Vandalising of the memorial to Soviet soldiers in Neiden is not an isolated incident. It is part of a pattern that spreads throughout Western Europe. War memorials to Soviet soldiers are vandalised, removed, or politically delegitimised. In Norway, too, we are now seeing signs of the same development.
Neiden is a small village in South Varanger municipality in Finnmark, along the E6 at Neiden River, about 40 kilometers west of Kirkenes. Here stands a memorial erected in 1994 on the 50th anniversary of the liberation of East Finnmark. The monument was erected by Norwegian organisations and local initiatives to honour Soviet soldiers who fell in battle against the Nazi occupation in 1944.

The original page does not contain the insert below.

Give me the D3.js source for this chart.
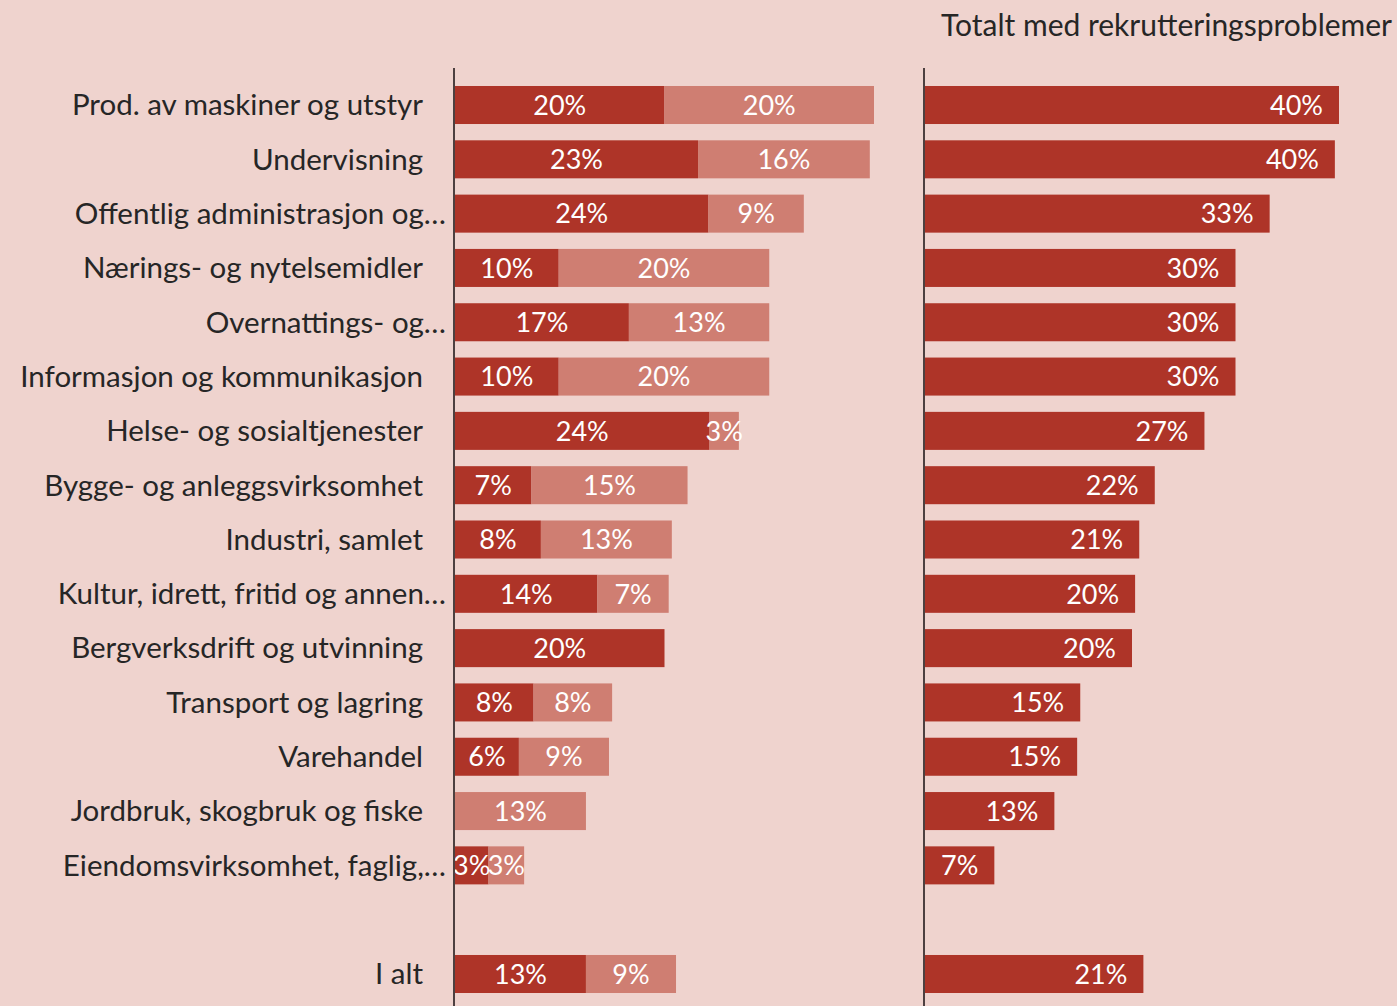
<!DOCTYPE html>
<html>
<head>
<meta charset="utf-8">
<script src="https://cdn.jsdelivr.net/npm/d3@7"></script>
<style>
  body { margin: 0; background: #efd3ce; }
  svg { display: block; }
</style>
</head>
<body>
<div id="chart"></div>
<script>
// categories, top to bottom (last one "I alt" is drawn after a gap)
var categories = [
  "Prod. av maskiner og utstyr",
  "Undervisning",
  "Offentlig administrasjon og…",
  "Nærings- og nytelsemidler",
  "Overnattings- og…",
  "Informasjon og kommunikasjon",
  "Helse- og sosialtjenester",
  "Bygge- og anleggsvirksomhet",
  "Industri, samlet",
  "Kultur, idrett, fritid og annen…",
  "Bergverksdrift og utvinning",
  "Transport og lagring",
  "Varehandel",
  "Jordbruk, skogbruk og fiske",
  "Eiendomsvirksomhet, faglig,…",
  "I alt"
];

// dark segment (first series), light segment (second series), in percent
var seriesA = [20.0, 23.2, 24.2, 9.9, 16.6, 9.9, 24.3, 7.3, 8.2, 13.6, 20.0, 7.5, 6.1, 0, 3.2, 12.5];
var seriesB = [20.0, 16.4, 9.1, 20.1, 13.4, 20.1, 2.8, 14.9, 12.5, 6.8, 0, 7.5, 8.6, 12.5, 3.4, 8.6];

// right panel: total with recruitment problems
var totals = [40.0, 39.6, 33.3, 30.0, 30.0, 30.0, 27.0, 22.2, 20.7, 20.3, 20.0, 15.0, 14.7, 12.5, 6.7, 21.1];

var rightTitle = "Totalt med rekrutteringsproblemer";

var W = 1397, H = 1006;
var darkCol = "#ae3428", lightCol = "#cf7e72", textCol = "#262626", axisCol = "#4d4040";
var fontFam = "Lato, 'Open Sans', sans-serif";

var svg = d3.select("#chart").append("svg")
    .attr("width", W)
    .attr("height", H)
    .style("background", "#efd3ce");

// band domain with an empty slot before "I alt"
var domain = categories.slice(0, categories.length - 1).concat(["__gap"], [categories[categories.length - 1]]);

var y = d3.scaleBand()
    .domain(domain)
    .range([77.85, 1001.15])
    .paddingInner(0.3)
    .paddingOuter(0.15);

var xL = d3.scaleLinear().domain([0, 40]).range([455, 874]);
var xR = d3.scaleLinear().domain([0, 40]).range([925, 1339]);

var data = categories.map(function(c, i){
  return {cat: c, a: seriesA[i], b: seriesB[i], t: totals[i]};
});

function pct(v){ return Math.round(v) + "%"; }

// category labels
svg.append("g").selectAll("text")
  .data(data)
  .enter().append("text")
    .attr("x", function(d){ return /…$/.test(d.cat) ? 446 : 423; })
    .attr("y", function(d){ return y(d.cat) + y.bandwidth() / 2; })
    .attr("dy", "0.35em")
    .attr("text-anchor", "end")
    .style("font-family", fontFam)
    .style("font-size", "29.5px")
    .style("fill", textCol)
    .text(function(d){ return d.cat; });

// left panel stacked bars
var left = svg.append("g");

left.selectAll("rect.a")
  .data(data.filter(function(d){ return d.a > 0; }))
  .enter().append("rect")
    .attr("class", "a")
    .attr("x", xL(0))
    .attr("y", function(d){ return y(d.cat); })
    .attr("width", function(d){ return xL(d.a) - xL(0); })
    .attr("height", y.bandwidth())
    .style("fill", darkCol);

left.selectAll("rect.b")
  .data(data.filter(function(d){ return d.b > 0; }))
  .enter().append("rect")
    .attr("class", "b")
    .attr("x", function(d){ return xL(d.a); })
    .attr("y", function(d){ return y(d.cat); })
    .attr("width", function(d){ return xL(d.a + d.b) - xL(d.a); })
    .attr("height", y.bandwidth())
    .style("fill", lightCol);

left.selectAll("text.a")
  .data(data.filter(function(d){ return d.a > 0; }))
  .enter().append("text")
    .attr("class", "a")
    .attr("x", function(d){ return (xL(0) + xL(d.a)) / 2; })
    .attr("y", function(d){ return y(d.cat) + y.bandwidth() / 2; })
    .attr("dy", "0.36em")
    .attr("text-anchor", "middle")
    .style("font-family", fontFam)
    .style("font-size", "27px")
    .style("fill", "#fff")
    .text(function(d){ return pct(d.a); });

left.selectAll("text.b")
  .data(data.filter(function(d){ return d.b > 0; }))
  .enter().append("text")
    .attr("class", "b")
    .attr("x", function(d){ return (xL(d.a) + xL(d.a + d.b)) / 2; })
    .attr("y", function(d){ return y(d.cat) + y.bandwidth() / 2; })
    .attr("dy", "0.36em")
    .attr("text-anchor", "middle")
    .style("font-family", fontFam)
    .style("font-size", "27px")
    .style("fill", "#fff")
    .text(function(d){ return pct(d.b); });

// right panel totals
var right = svg.append("g");

right.selectAll("rect")
  .data(data)
  .enter().append("rect")
    .attr("x", xR(0))
    .attr("y", function(d){ return y(d.cat); })
    .attr("width", function(d){ return xR(d.t) - xR(0); })
    .attr("height", y.bandwidth())
    .style("fill", darkCol);

right.selectAll("text")
  .data(data)
  .enter().append("text")
    .attr("x", function(d){ return xR(d.t) - 16; })
    .attr("y", function(d){ return y(d.cat) + y.bandwidth() / 2; })
    .attr("dy", "0.36em")
    .attr("text-anchor", "end")
    .style("font-family", fontFam)
    .style("font-size", "27px")
    .style("fill", "#fff")
    .text(function(d){ return pct(d.t); });

// vertical axis lines
[xL(0) - 1, xR(0) - 1].forEach(function(x){
  svg.append("line")
    .attr("x1", x).attr("x2", x)
    .attr("y1", 68).attr("y2", H)
    .style("stroke", axisCol)
    .style("stroke-width", 2);
});

// title above right panel
svg.append("text")
    .attr("x", 1392)
    .attr("y", 36)
    .attr("text-anchor", "end")
    .style("font-family", fontFam)
    .style("font-size", "30px")
    .style("fill", textCol)
    .text(rightTitle);
</script>
</body>
</html>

On the memorial are the names of soldiers from the Red Army who were killed and buried in Neiden. They came from different parts of the USSR, including Ukraine. They died far from home during the fighting that led to the liberation of Eastern Finnmark from German control.
Nevertheless, this memorial has now been subjected to severe vandalism. The nameplates have been knocked down, probably by means of a snowmobile. This is not accidental vandalism. It is a politically motivated attack on historical memory that makes the liberators into enemies.
The same events are happening across much of Europe. In several countries, Soviet war monuments have been torn down or removed by political decisions. Elsewhere, they are vandalised or subjected to campaigns that attempt to portray them as propaganda.
This is not just a loss of history. It is moral decay.